As such, she produced a series of old-fashioned scoops during the golden age of British athletics. An era that saw the GB team go from one gold medal at Atlanta in 1996 to an astonishing 27 in Rio in 2016, second only to the USA.
Nor was there anyone more excited about the new crop of outstanding home athletes like Dina Asher-Smith than Vikki.
During all this, she was a sounding board for other members of her profession unfortunate enough to themselves be afflicted by cancer.
She was also fundraising – one reference to a charity event with Radcliffe showing both her unquenchable spirit and humour.
She tweeted: “I am walking 5k with Paula in the Race for Life. She has a personal best for the event of 14 minutes 29.11 seconds but is recovering from a broken toe and hence is not running.
“I have a personal best of 19 months in remission from secondary cancer – hence not running, either!”
I met Vikki twice for lunch in the last few months with former Sun sports editor Paul Ridley, the man who not only brought her to Fleet Street but also gave her the athletics job.
Once when, complete in black wig and showbiz sunglasses, she looked a million dollars - despite the chemo.
Then again just before Christmas in Soho when she was obviously struggling a bit.
Dressed in a stunning, full-length, camel overcoat and carrying an elegant black walking-stick, she climbed into a black cab that was to take her to see a concerned Sebastian Coe.
Noticing the anguish in my face, she said: “Don’t worry, Steve.”
What style. What class. Still thinking about other people to the end.
'24 years in the job... and they'd said I'd not last a week'
By Vikki Orvice
IT was back in 1995 that The Sun’s then Sports Editor, Paul Ridley, offered me a job as the first female football staff writer on a tabloid.
I had been shifting at another national paper but, unlike The Sun, it was not ready for a full-time woman football reporter.
I had dreamed of covering football since I first wanted to be a journalist. My dad was a Sheffield United fan and had taken me to matches since I was three.
I loved Holland’s Johan Cruyff and Sheffield United player Tony Currie, a maverick who blew kisses to the crowd.
Female role models back then were non-existent – Julie Welch a lone figure blazing a trail on the broadsheets – so I took the news route through local papers.

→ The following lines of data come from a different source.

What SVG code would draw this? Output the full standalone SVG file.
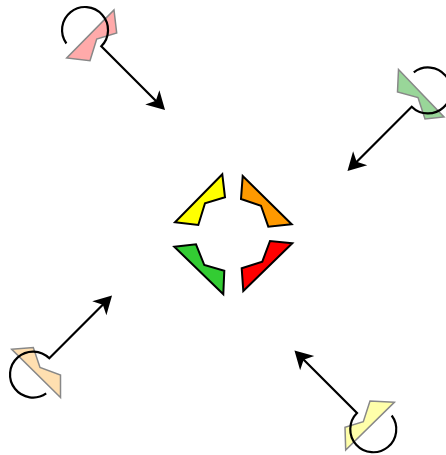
<svg xmlns="http://www.w3.org/2000/svg" width="446" height="455" viewBox="0 0 446 455">
<style>
.piece{stroke:#000;stroke-width:2;stroke-linejoin:miter}
.ghost{stroke:#888;stroke-width:1.5;stroke-linejoin:miter}
.rot{fill:none;stroke:#000;stroke-width:2.2;stroke-linejoin:miter;marker-end:url(#ah)}
</style>
<defs>
<marker id="ah" markerUnits="userSpaceOnUse" viewBox="-15 -12 22 24" markerWidth="22" markerHeight="24" refX="0" refY="0" orient="auto">
<path d="M5,0 L-13,-10 L-8,0 L-13,10 Z" fill="#000"/>
</marker>
</defs>
<rect width="446" height="455" fill="#fff"/>
<g id="center-yellow"><polygon class="piece" fill="#ffff00" points="222.3,174.3 225,197.3 205,203.3 198.3,225 175,222.3"/></g>
<g id="center-orange"><polygon class="piece" fill="#ff9900" points="242.7,176 241,199 261,205.7 268.3,226.7 291.7,224.3"/></g>
<g id="center-green"><polygon class="piece" fill="#33cc33" points="174.3,246.7 196,244.3 204.3,265 224.3,270.7 223.3,294.3"/></g>
<g id="center-red"><polygon class="piece" fill="#ff0000" points="292.3,243.3 270,241 262.3,261.7 241.7,268.3 243.3,291"/></g>
<g id="corner-pink"><polygon class="ghost" fill="#ffaaaa" points="114,10 116.7,33 96.7,39 90,60.7 66.7,58"/></g>
<g id="corner-green"><polygon class="ghost" fill="#99d699" points="398.5,69.5 397.5,92 418,97.5 425,119 444,117"/></g>
<g id="corner-peach"><polygon class="ghost" fill="#ffdfb0" points="11.7,349.3 33.3,347.5 40,367.5 60.5,375 60.5,397.5"/></g>
<g id="corner-yellow"><polygon class="ghost" fill="#ffffaa" points="394.3,402.3 370,401 363.3,421.7 345,427.3 345.7,450"/></g>
<g id="connectors">
<path class="rot" d="M66.4,43.5 A23,23 0 1 1 101.3,46.3 L161.5,106.5"/>
<path class="rot" d="M413.8,72.3 A23,23 0 1 1 411.7,106.7 L351,167.5"/>
<path class="rot" d="M46.2,393.4 A23,23 0 1 1 49.3,358.3 L108.5,299"/>
<path class="rot" d="M391.7,415.5 A23,23 0 1 1 357,413 L298,354"/>
</g>
</svg>
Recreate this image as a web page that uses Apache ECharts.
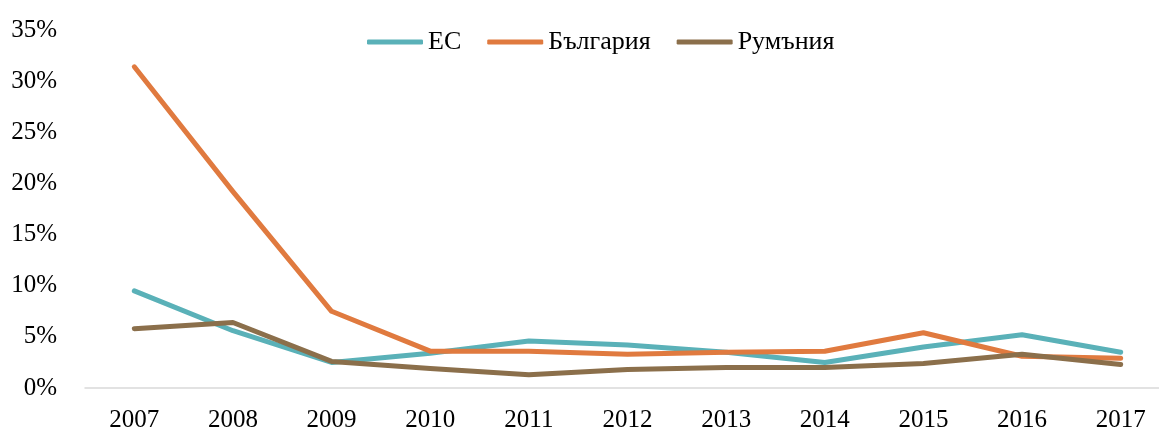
<!DOCTYPE html>
<html>
<head>
<meta charset="utf-8">
<script src="https://cdn.jsdelivr.net/npm/echarts@6/dist/echarts.min.js"></script>
<style>
  html, body { margin: 0; padding: 0; background: #fff; }
  #chart { width: 1159px; height: 433px; }
</style>
</head>
<body>
<div id="chart"></div>
<script>
// години
let years = ['2007', '2008', '2009', '2010', '2011', '2012', '2013', '2014', '2015', '2016', '2017']
let seriesNames = ['ЕС', 'България', 'Румъния']
// стойности в %
let euValues = [9.5, 5.6, 2.5, 3.4, 4.6, 4.2, 3.5, 2.5, 4.0, 5.2, 3.5]
let bgValues = [31.4, 19.2, 7.5, 3.6, 3.6, 3.3, 3.5, 3.6, 5.4, 3.1, 2.9]
let roValues = [5.8, 6.4, 2.6, 1.9, 1.3, 1.8, 2.0, 2.0, 2.4, 3.3, 2.3]
let colors = ['#5AB1B8', '#E07A3F', '#8B6F4B']

let font = "'Liberation Serif', 'Times New Roman', serif"
let chart = echarts.init(document.getElementById('chart'))

function makeLine (name, data, color) {
  return {
    name: name,
    type: 'line',
    data: data,
    symbol: 'none',
    smooth: false,
    lineStyle: { width: 5, color: color, cap: 'round', join: 'round' },
    itemStyle: { color: color }
  }
}

let option = {
  animation: false,
  grid: { left: 85, width: 1085, top: 30, bottom: 45, outerBoundsMode: 'none', containLabel: false },
  legend: {
    top: 24,
    left: 362,
    itemWidth: 56,
    itemHeight: 5,
    itemGap: 26,
    icon: 'roundRect',
    textStyle: { fontFamily: font, fontSize: 26, color: '#000', padding: [0, 0, 0, 0] },
    data: seriesNames
  },
  xAxis: {
    type: 'category',
    data: years,
    boundaryGap: true,
    axisLine: { lineStyle: { color: '#d9d9d9', width: 1.5 } },
    axisTick: { show: false },
    axisLabel: { fontFamily: font, fontSize: 25, color: '#000', margin: 20 }
  },
  yAxis: {
    type: 'value',
    min: 0,
    max: 35,
    interval: 5,
    axisLine: { show: false },
    axisTick: { show: false },
    splitLine: { show: false },
    axisLabel: { fontFamily: font, fontSize: 25, color: '#000', margin: 28, formatter: '{value}%' }
  },
  series: [
    makeLine(seriesNames[0], euValues, colors[0]),
    makeLine(seriesNames[1], bgValues, colors[1]),
    makeLine(seriesNames[2], roValues, colors[2])
  ]
}
chart.setOption(option)
</script>
</body>
</html>
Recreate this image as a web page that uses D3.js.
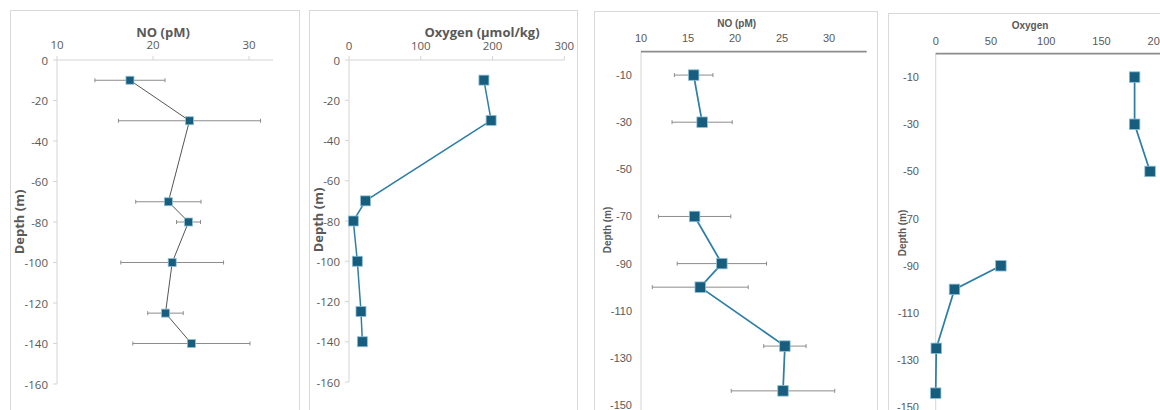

I was good but I loved covering matches.
Paul told me The Sun had the best sports team but the one thing they did not have was a woman.
Looking back, he was pretty brave, I was joining THE football paper – from just doing match reports.
I discovered some of my colleagues predicted I would not last a week. There was a lot of pressure to make it work because the appointment was so unusual.
I remember Paul yelling down the phone after yet another request to interview me on radio or TV: “It’s not a freak show, she’s here on merit.”
That first week I reported from Cardiff and Millwall.
Surviving matches there meant you could survive anything.
Some managers were inappropriate in post-match interviews but my colleagues – once I had convinced them I knew my stuff and was there for the long-haul – slowly began to support me.
The players were fine. In fact, they would often open up to me.
I started covering athletics in 2000 and later tennis. I’ve been to every Olympics since Sydney, World Cup finals and Wimbledon. I’ve watched every one of Usain Bolt’s record-breaking races.
But then covering a midweek match in December in Stoke and crossing some waste ground at midnight to get to my iced-up car is an excellent reality check.
Building contacts takes years of attending those matches or race meetings and waiting to talk to players and athletes.
I had cancer and Mo Farah and Greg Rutherford filmed a get well message for me. That’s pretty special.
The Sun has had so much stick over the years about Page 3 but no one remembers they were actively seeking female sports reporters 24 years ago.
Not a bad innings for someone who was not supposed to last a week.